The Republican race was expected to be hotly contested, but it still was a little surprising to see televised ads taking aim at any candidate 14 months ahead of the August 2008 primary. Although Ryun is the obvious beneficiary from such ads, his campaign did not pay for them. Instead, the ad time was purchased by the Club for Growth, an anti-tax political action committee that apparently has plenty of money to spread around.
It's not surprising, therefore, that taxes are the focus of the attack on Jenkins based on votes she cast while a member of the Kansas Legislature. The ad has actors decrying "the Lynn Jenkins gas tax," "the Lynn Jenkins property tax" and "the Lynn Jenkins sales tax." Without any explanation of such matters as the fact that the gasoline tax helped fund the popular state highway program, the Club for Growth concludes, "We can't afford Lynn Jenkins in Washington."

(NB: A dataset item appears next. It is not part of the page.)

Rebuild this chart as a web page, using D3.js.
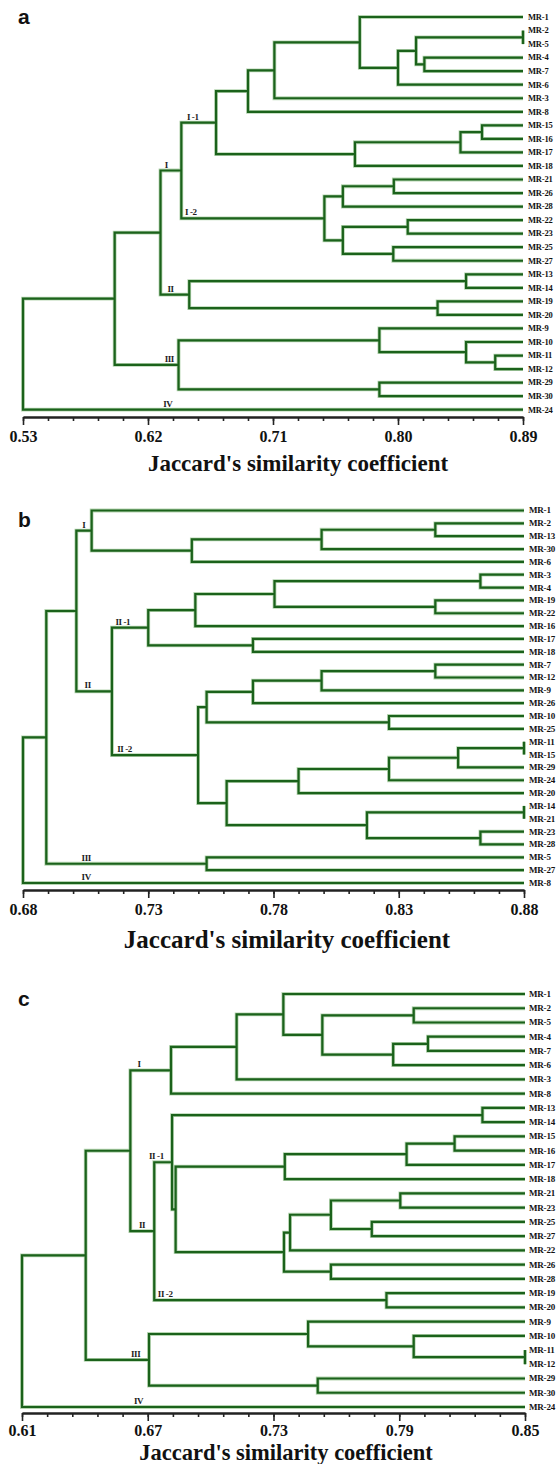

Taxes, of course, are a popular political demon, but the single-minded demonization of any candidate who dares consider a tax increase for any purpose is a trademark of Club for Growth. Ask three Kansas legislators who were targeted by Club for Growth in the 2004 Republican primary.
The group took aim at the legislators because they had worked on a bipartisan effort - which included a tax component - to craft a school finance package that might have headed off the Supreme Court challenge of the state's school finance law. Club for Growth poured tens of thousands of dollars into a postcard campaign in the closing days before the primary, and all three legislators were defeated.
It's interesting that the group uses most of its money to identify and widen splits within the Republican Party, something Kansas Republicans seem to be doing well enough on their own right now. In 2004, the national president of Club for Growth justified the attack on moderate Republicans as a way "to impose some discipline in the Republican Party." He further predicted that in five years, "there will be no pro-tax Republicans left in Kansas."
Only three years have passed, and Jenkins apparently provides evidence that the group's work is not yet done.
Politics is a big money business, but it's unseemly to see such a personal attack being launched before the campaign even gets started. Both Ryun and Jenkins should have an opportunity to make their case without the outside interference of well-heeled special interest groups who spread half-truths on either side of the race. Goodness knows there will be plenty of time for that later on.